Data lines start

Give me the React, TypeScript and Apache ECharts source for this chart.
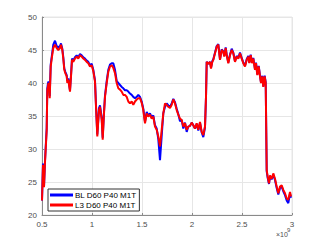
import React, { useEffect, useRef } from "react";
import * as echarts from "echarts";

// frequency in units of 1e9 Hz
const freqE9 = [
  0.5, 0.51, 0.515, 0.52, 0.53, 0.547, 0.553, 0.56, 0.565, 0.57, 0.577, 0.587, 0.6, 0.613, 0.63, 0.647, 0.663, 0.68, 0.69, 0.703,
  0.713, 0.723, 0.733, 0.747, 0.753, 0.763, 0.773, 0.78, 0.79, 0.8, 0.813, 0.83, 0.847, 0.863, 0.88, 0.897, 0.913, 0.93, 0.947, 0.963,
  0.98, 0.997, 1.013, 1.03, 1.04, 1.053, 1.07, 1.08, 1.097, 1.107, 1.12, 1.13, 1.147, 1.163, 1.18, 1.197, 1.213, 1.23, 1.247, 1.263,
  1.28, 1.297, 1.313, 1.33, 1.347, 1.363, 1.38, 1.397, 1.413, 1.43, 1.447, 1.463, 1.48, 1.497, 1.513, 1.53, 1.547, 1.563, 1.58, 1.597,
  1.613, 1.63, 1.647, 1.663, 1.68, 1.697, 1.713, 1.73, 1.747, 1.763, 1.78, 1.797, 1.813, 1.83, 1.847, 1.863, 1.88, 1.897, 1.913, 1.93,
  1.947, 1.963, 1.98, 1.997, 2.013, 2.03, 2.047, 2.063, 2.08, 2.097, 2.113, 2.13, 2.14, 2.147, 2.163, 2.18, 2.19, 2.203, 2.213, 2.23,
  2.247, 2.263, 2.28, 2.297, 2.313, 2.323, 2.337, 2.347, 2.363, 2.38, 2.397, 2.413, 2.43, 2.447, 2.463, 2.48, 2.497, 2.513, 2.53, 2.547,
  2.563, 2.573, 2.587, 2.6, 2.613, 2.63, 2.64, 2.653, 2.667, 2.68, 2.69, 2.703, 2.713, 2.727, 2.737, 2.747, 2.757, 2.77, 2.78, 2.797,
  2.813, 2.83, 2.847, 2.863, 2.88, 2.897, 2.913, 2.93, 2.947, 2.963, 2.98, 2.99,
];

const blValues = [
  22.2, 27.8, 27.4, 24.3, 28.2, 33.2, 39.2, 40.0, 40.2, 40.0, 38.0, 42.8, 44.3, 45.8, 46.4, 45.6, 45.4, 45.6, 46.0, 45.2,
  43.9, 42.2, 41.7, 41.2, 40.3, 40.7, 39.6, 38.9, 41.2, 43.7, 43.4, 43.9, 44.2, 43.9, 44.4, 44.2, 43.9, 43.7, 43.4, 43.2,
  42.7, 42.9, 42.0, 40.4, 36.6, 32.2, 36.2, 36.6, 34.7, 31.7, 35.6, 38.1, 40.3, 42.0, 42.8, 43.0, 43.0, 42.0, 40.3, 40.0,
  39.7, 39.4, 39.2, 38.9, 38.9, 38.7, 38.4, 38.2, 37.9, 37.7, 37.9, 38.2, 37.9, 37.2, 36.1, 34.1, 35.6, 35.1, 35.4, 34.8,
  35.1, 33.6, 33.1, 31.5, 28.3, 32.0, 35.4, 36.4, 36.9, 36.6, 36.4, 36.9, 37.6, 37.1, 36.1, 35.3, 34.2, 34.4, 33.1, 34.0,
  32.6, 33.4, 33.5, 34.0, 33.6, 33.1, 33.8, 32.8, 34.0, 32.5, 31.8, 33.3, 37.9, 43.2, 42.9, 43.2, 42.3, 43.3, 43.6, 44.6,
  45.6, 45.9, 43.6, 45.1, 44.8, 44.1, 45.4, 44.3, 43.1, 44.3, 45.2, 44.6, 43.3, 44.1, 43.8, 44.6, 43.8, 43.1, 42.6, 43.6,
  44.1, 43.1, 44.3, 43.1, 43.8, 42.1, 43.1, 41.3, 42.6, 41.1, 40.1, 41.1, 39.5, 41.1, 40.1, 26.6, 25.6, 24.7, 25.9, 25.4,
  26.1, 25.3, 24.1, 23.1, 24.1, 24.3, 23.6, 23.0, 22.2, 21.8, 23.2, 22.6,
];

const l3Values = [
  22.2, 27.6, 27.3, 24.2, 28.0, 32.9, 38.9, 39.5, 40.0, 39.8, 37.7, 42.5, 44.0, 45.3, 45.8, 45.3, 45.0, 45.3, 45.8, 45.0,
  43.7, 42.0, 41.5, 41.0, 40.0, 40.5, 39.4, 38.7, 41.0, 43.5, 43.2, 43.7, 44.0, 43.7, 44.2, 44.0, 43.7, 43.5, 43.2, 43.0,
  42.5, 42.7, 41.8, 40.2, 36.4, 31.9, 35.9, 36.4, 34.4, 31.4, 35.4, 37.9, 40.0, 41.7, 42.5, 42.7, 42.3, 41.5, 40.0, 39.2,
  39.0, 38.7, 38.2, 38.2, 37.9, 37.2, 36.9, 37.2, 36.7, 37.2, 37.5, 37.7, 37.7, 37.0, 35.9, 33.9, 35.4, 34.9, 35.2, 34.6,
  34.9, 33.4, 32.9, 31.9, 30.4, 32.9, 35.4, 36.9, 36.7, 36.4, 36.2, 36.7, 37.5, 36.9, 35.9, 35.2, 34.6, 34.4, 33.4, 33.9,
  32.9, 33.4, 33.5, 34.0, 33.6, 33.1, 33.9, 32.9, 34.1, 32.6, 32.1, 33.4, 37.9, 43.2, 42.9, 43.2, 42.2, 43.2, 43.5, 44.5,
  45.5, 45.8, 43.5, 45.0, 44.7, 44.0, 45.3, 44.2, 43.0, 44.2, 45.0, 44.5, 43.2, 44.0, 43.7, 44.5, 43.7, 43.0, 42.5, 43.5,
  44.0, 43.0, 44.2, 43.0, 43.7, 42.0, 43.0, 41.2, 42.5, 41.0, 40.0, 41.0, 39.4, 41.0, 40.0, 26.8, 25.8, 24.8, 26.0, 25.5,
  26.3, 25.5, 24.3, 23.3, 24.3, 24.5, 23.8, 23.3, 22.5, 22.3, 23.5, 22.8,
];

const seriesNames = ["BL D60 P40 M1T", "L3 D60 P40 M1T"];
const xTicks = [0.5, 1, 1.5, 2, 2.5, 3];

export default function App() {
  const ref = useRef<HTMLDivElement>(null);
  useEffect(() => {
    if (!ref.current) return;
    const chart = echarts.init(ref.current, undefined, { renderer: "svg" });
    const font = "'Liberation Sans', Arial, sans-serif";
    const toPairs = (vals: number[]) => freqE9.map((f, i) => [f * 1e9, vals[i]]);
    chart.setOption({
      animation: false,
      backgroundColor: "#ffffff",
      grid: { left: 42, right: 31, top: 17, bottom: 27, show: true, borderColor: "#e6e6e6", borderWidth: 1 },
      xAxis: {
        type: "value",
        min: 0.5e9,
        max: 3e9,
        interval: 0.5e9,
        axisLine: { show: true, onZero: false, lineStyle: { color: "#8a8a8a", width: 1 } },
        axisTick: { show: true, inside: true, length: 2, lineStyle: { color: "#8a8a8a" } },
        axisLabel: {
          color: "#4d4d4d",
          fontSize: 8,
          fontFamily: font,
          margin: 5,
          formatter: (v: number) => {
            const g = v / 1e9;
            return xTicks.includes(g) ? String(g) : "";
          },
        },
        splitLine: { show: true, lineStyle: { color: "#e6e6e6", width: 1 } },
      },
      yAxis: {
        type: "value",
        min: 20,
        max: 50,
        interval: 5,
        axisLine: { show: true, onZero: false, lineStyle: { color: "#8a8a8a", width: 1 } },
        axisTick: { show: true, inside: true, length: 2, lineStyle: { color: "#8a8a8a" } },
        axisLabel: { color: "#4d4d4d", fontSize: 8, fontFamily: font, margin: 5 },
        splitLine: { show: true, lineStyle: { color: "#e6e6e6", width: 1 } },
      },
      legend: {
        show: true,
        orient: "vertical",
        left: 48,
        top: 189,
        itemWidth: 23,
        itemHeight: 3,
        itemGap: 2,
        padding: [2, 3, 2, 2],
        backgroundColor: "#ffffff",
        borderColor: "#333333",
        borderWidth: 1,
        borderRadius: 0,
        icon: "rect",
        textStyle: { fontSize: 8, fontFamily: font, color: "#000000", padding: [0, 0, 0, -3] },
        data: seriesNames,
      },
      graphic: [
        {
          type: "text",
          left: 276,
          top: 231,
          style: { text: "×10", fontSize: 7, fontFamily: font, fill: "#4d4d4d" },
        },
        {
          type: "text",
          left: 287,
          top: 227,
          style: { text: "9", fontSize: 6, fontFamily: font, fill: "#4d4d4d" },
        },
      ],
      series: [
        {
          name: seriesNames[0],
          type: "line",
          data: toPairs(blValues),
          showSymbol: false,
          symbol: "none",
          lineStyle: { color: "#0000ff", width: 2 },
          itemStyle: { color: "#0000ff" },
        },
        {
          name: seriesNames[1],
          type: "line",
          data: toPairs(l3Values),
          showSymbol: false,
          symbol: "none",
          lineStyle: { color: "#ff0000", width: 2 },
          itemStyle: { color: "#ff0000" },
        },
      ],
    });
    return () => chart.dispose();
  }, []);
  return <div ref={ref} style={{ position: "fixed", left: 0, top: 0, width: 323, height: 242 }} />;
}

Data lines end

# Requirement
Return nothing but the lines running from the start of the data to the line with "import * as", please, both ends included and no pictures.

# Full response
Give me the React, TypeScript and Apache ECharts source for this chart.
import React, { useEffect, useRef } from "react";
import * as echarts from "echarts";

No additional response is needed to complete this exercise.